Friday 8 January 2016

Why can't DDoS attacks be prevented?

 

 

 DDOS is a distributed attack carried out from many sources simultaneously, so there's not just one or two ip addresses to block. The attack may exploit a vulnerability in a third party's service, e.g. NTP or DNS, so you are actually seeing packets from legitimate sites like businesses or universities which cannot be closed down, though there are ongoing projects to locate and advise these sites of the problem (e.g.

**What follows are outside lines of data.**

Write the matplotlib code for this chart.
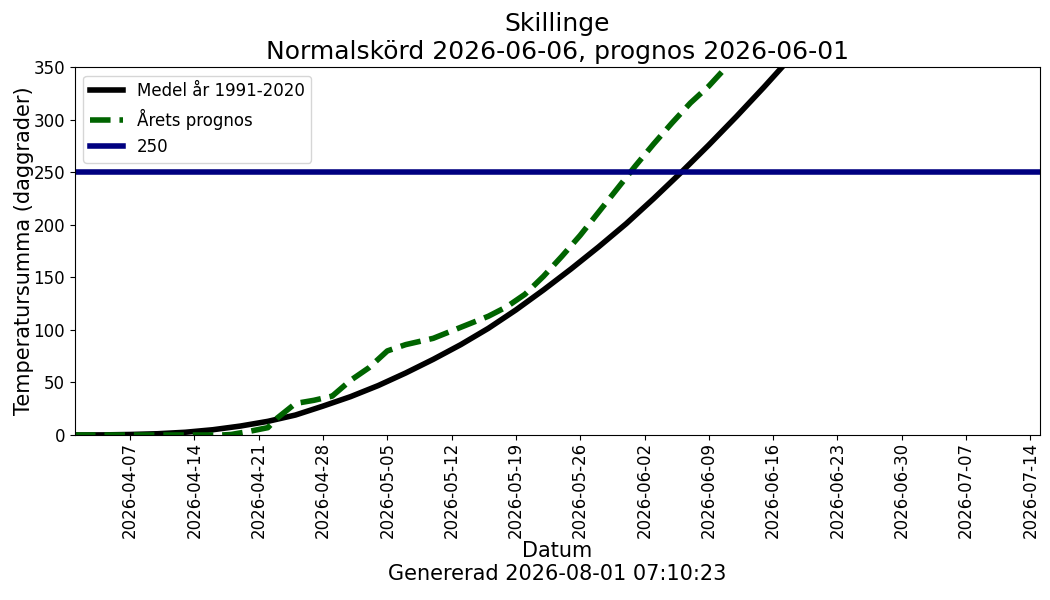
import matplotlib
matplotlib.use("Agg")
import matplotlib.pyplot as plt
import matplotlib.dates as mdates
import numpy as np
import pandas as pd

# Mean curve 1991-2020, one value every 3 days from 2026-04-01
mean_start = "2026-04-01"
mean_step_days = 3
mean_values = [0, 0.1, 0.5, 1.2, 2.6, 5, 8.5, 13, 19, 27.5,
               36.5, 47, 59, 72, 86, 101.5, 119, 138, 158, 179,
               201, 225, 250, 276, 303, 331, 360, 390, 421, 453,
               486, 520, 555, 591, 628, 666]

# Forecast for this year
fc_dates = ["2026-04-01", "2026-04-17", "2026-04-18", "2026-04-20", "2026-04-22",
            "2026-04-23", "2026-04-25", "2026-04-27", "2026-04-29", "2026-05-01",
            "2026-05-03", "2026-05-05", "2026-05-07", "2026-05-10", "2026-05-12",
            "2026-05-14", "2026-05-16", "2026-05-18", "2026-05-20", "2026-05-22",
            "2026-05-24", "2026-05-26", "2026-05-28", "2026-05-30", "2026-06-01",
            "2026-06-03", "2026-06-05", "2026-06-07", "2026-06-09", "2026-06-11",
            "2026-06-13"]
fc_values = [0, 0, 0.5, 3.5, 7,
             16, 30, 33, 37, 52,
             64, 80, 86, 92, 99,
             106, 113, 122, 134, 151,
             170, 190, 212, 234, 256,
             277, 297, 316, 332, 351,
             370]

threshold = 250
title_lines = ["Skillinge", "Normalskörd 2026-06-06, prognos 2026-06-01"]
tick_start, tick_end = "2026-04-07", "2026-07-14"
xlim = ("2026-04-01", "2026-07-15")
ylim = (0, 350)

fig = plt.figure(figsize=(10.5, 6), dpi=100)
ax = fig.add_axes([0.0714, 0.275, 0.9186, 0.613])

md = pd.date_range(mean_start, periods=len(mean_values), freq=f"{mean_step_days}D")
fd = pd.to_datetime(fc_dates)
ax.plot(md, mean_values, color="black", lw=4, label="Medel år 1991-2020")
ax.plot(fd, fc_values, color="darkgreen", lw=4, ls="--", label="Årets prognos")
ax.axhline(threshold, color="navy", lw=4, label=str(threshold))

ax.set_xlim(pd.to_datetime(xlim[0]), pd.to_datetime(xlim[1]))
ax.set_ylim(*ylim)
ticks = pd.date_range(tick_start, tick_end, freq="7D")
ax.set_xticks(ticks)
ax.xaxis.set_major_formatter(mdates.DateFormatter("%Y-%m-%d"))
ax.tick_params(axis="x", labelrotation=90, labelsize=12, pad=1.5)
ax.tick_params(axis="y", labelsize=12)
ax.set_yticks(np.arange(0, 351, 50))

ax.set_title("\n".join(title_lines), fontsize=18)
ax.set_ylabel("Temperatursumma (daggrader)", fontsize=15, labelpad=0)
ax.set_xlabel("Datum\nGenererad 2026-08-01 07:10:23", fontsize=15, labelpad=2)
ax.legend(loc="upper left", fontsize=12)

fig.savefig("out.png", dpi=100)
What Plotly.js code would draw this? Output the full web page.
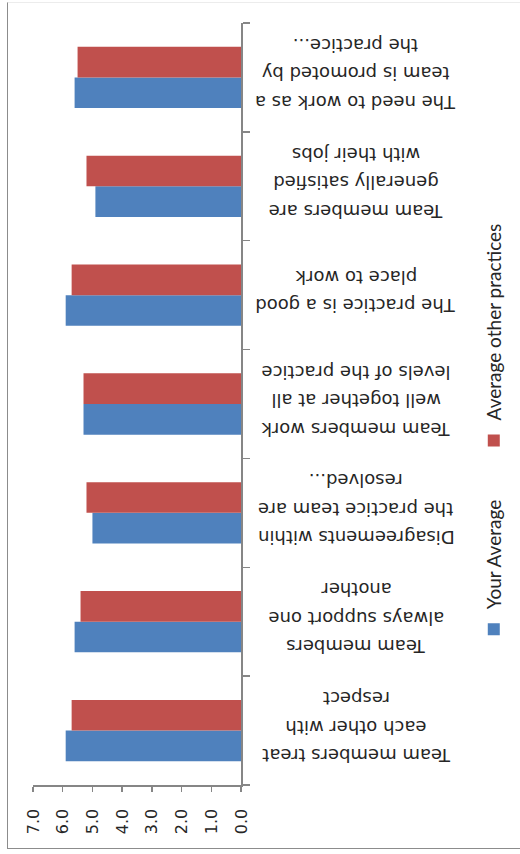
<!DOCTYPE html>
<html>
<head>
<meta charset="utf-8">
<script src="https://cdn.plot.ly/plotly-3.0.1.min.js"></script>
<style>
  html, body { margin: 0; padding: 0; background: #ffffff; overflow: hidden; }
  #wrap {
    position: absolute; left: 0; top: 0;
    width: 854px; height: 520px;
    transform-origin: 0 0;
    transform: translate(0px, 854px) rotate(-90deg);
  }
  #chart { width: 854px; height: 520px; }
  #frame {
    position: absolute; left: 7px; top: 2px; width: 620px; height: 845px;
    border-left: 1.5px solid #8c8c8c; border-bottom: 1.5px solid #8c8c8c;
    border-top: 1px solid #ececec;
    pointer-events: none; z-index: 2;
  }
</style>
</head>
<body>
<div id="wrap"><div id="chart"></div></div>
<div id="frame"></div>
<script>
// ---- data ----
const categories = [
  "Team members treat<br>each other with<br>respect",
  "Team members<br>always support one<br>another",
  "Disagreements within<br>the practice team are<br>resolved...",
  "Team members work<br>well together at all<br>levels of the practice",
  "The practice is a good<br>place to work",
  "Team members are<br>generally satisfied<br>with their jobs",
  "The need to work as a<br>team is promoted by<br>the practice..."
];
const seriesNames = ["Your Average", "Average other practices"];
const yourAverage = [5.9, 5.6, 5.0, 5.3, 5.9, 4.9, 5.6];
const otherAverage = [5.7, 5.4, 5.2, 5.3, 5.7, 5.2, 5.5];
const valueTicks = [0, 1, 2, 3, 4, 5, 6, 7];

// ---- chart ----
const axisGray = '#868686';
const textColor = '#262626';

const traces = [
  { type: 'bar', name: seriesNames[0], x: categories, y: yourAverage,
    marker: { color: '#4F81BD' }, legend: 'legend' },
  { type: 'bar', name: seriesNames[1], x: categories, y: otherAverage,
    marker: { color: '#C0504D' }, legend: 'legend2' }
];

const annotations = [];
categories.forEach(function (cat) {
  const lines = cat.split('<br>');
  const n = lines.length;
  lines.forEach(function (line, j) {
    annotations.push({
      x: cat, xref: 'x', y: -0.553, yref: 'paper',
      text: line, textangle: -90, showarrow: false,
      xanchor: 'center', yanchor: 'middle',
      xshift: (j - (n - 1) / 2) * 28.5 + 3,
      font: { family: 'DejaVu Sans', size: 18, color: textColor }
    });
  });
});

const legendStyle = {
  orientation: 'h', xanchor: 'left', y: -1.216, yanchor: 'middle',
  font: { family: 'Lato', size: 19, color: textColor },
  bgcolor: 'rgba(0,0,0,0)'
};

const layout = {
  width: 854, height: 520,
  margin: { l: 69, r: 23, t: 33, b: 279, autoexpand: false },
  barmode: 'group', bargap: 0.437, bargroupgap: 0,
  paper_bgcolor: 'rgba(0,0,0,0)', plot_bgcolor: '#ffffff',
  showlegend: true,
  legend: Object.assign({}, legendStyle, { x: 0.178 }),
  legend2: Object.assign({}, legendStyle, { x: 0.426 }),
  xaxis: {
    type: 'category', showline: true, linecolor: axisGray, linewidth: 1.5,
    ticks: 'outside', tickson: 'boundaries', ticklen: 7, tickwidth: 1.5, tickcolor: axisGray,
    showticklabels: false, showgrid: false, zeroline: false, fixedrange: true
  },
  yaxis: {
    range: [0, 7], tickvals: valueTicks, tickformat: '.1f',
    showline: true, linecolor: axisGray, linewidth: 1.5,
    ticks: 'outside', ticklen: 5, tickwidth: 1.5, tickcolor: axisGray,
    ticklabelstandoff: 14,
    tickfont: { family: 'DejaVu Sans', size: 16, color: textColor },
    showgrid: false, zeroline: false, fixedrange: true
  },
  annotations: annotations
};

Plotly.newPlot('chart', traces, layout, { staticPlot: true, displayModeBar: false });
</script>
</body>
</html>
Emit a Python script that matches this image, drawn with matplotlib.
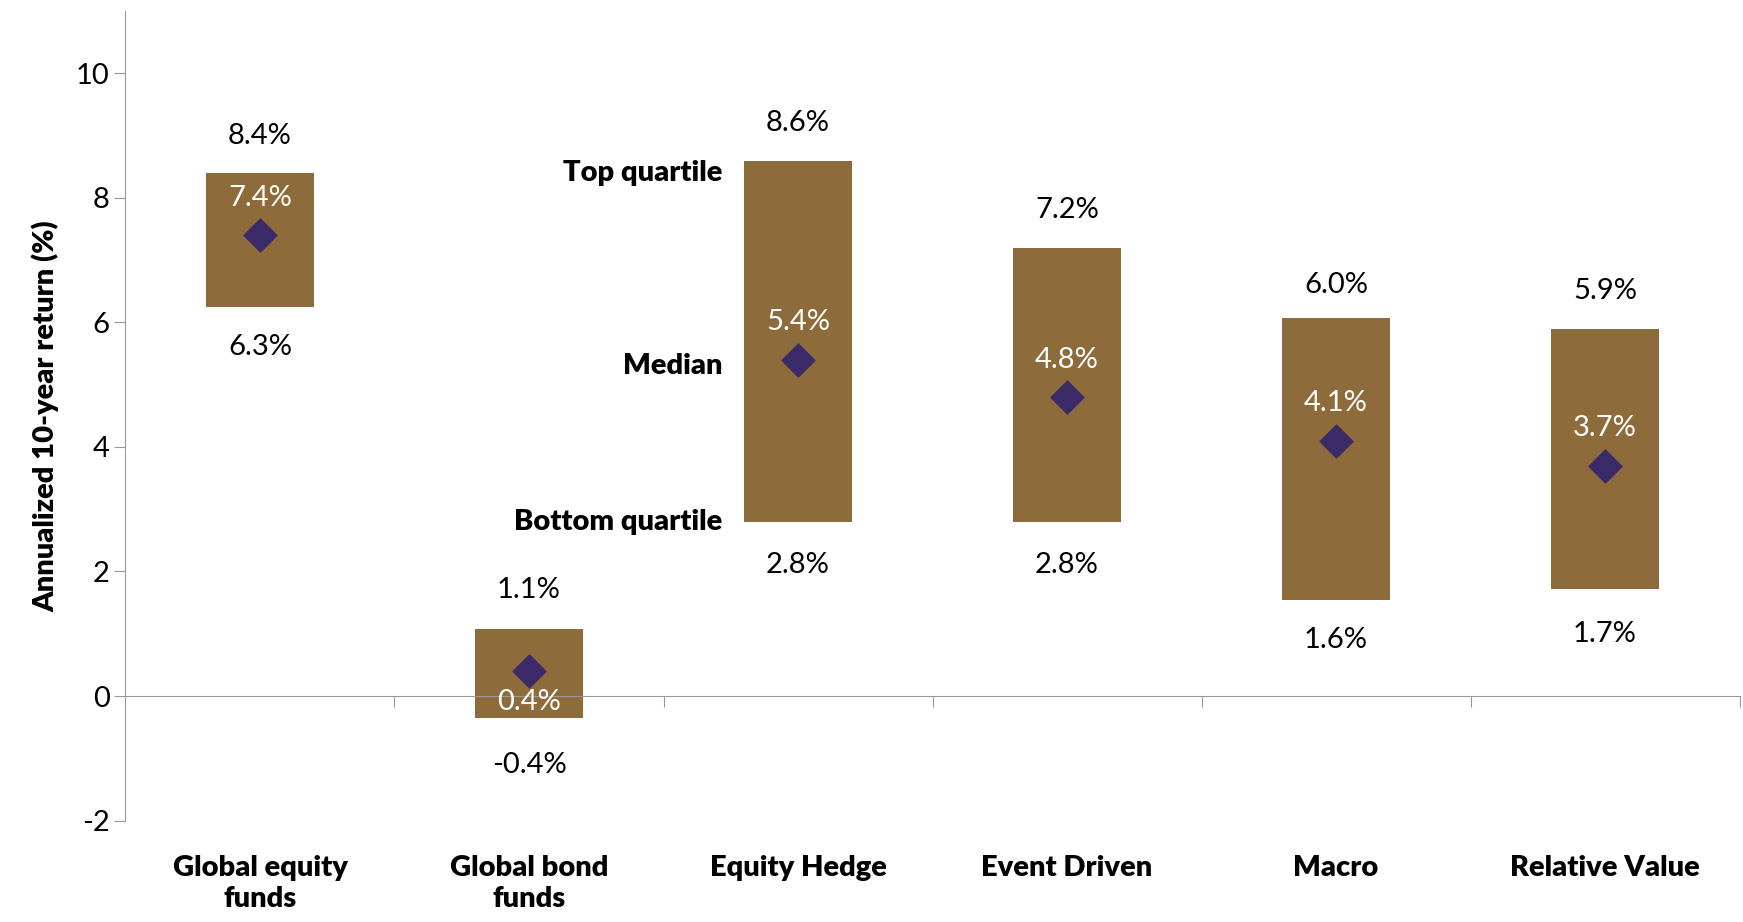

UDP amplification vulnerability) and get them to patch their service.


A large DDOS attack may overwhelm your upstream provider, so there is little you can do on your own server, except to outsource it to a high-bandwidth geographically diverse cloud service like Cloudflare.


If everyone implemented good egress filtering, that would make it more difficult for attackers to spoof a victims address, but sometimes it's hard and it's work that benefits someone you've never heard of.


I mean, if I have address 1.2.3.4 and you have 5.6.7.8, I can send a packet with your address 5.6.7.8 as the source to xyz.com and say "tell me all about X". So xyz.com sends a bunch of data to you that you didn't ask for. If I do that to abc.com, def.com etc. all asking them to send data to 5.6.7.8, that's a DDOS. But if my ISP has a filter that says "hey, you can't have a source address start with 5. You're inside our network and your address has to start with 1" and discards my packets, that would mean I could only attack victims on my own network.



There are also human-moderated attacks that are harder to block. If a lot of people sign up for some political cause, and a leader says "everyone send email to X", that's a DDOS on X's mailbox. If the leader says "everyone go to this web page, download this software and run it to attack X's website", that's a crowdsourced DDOS that's very hard to block, coming from thousands of different legitimate ISPs around the world.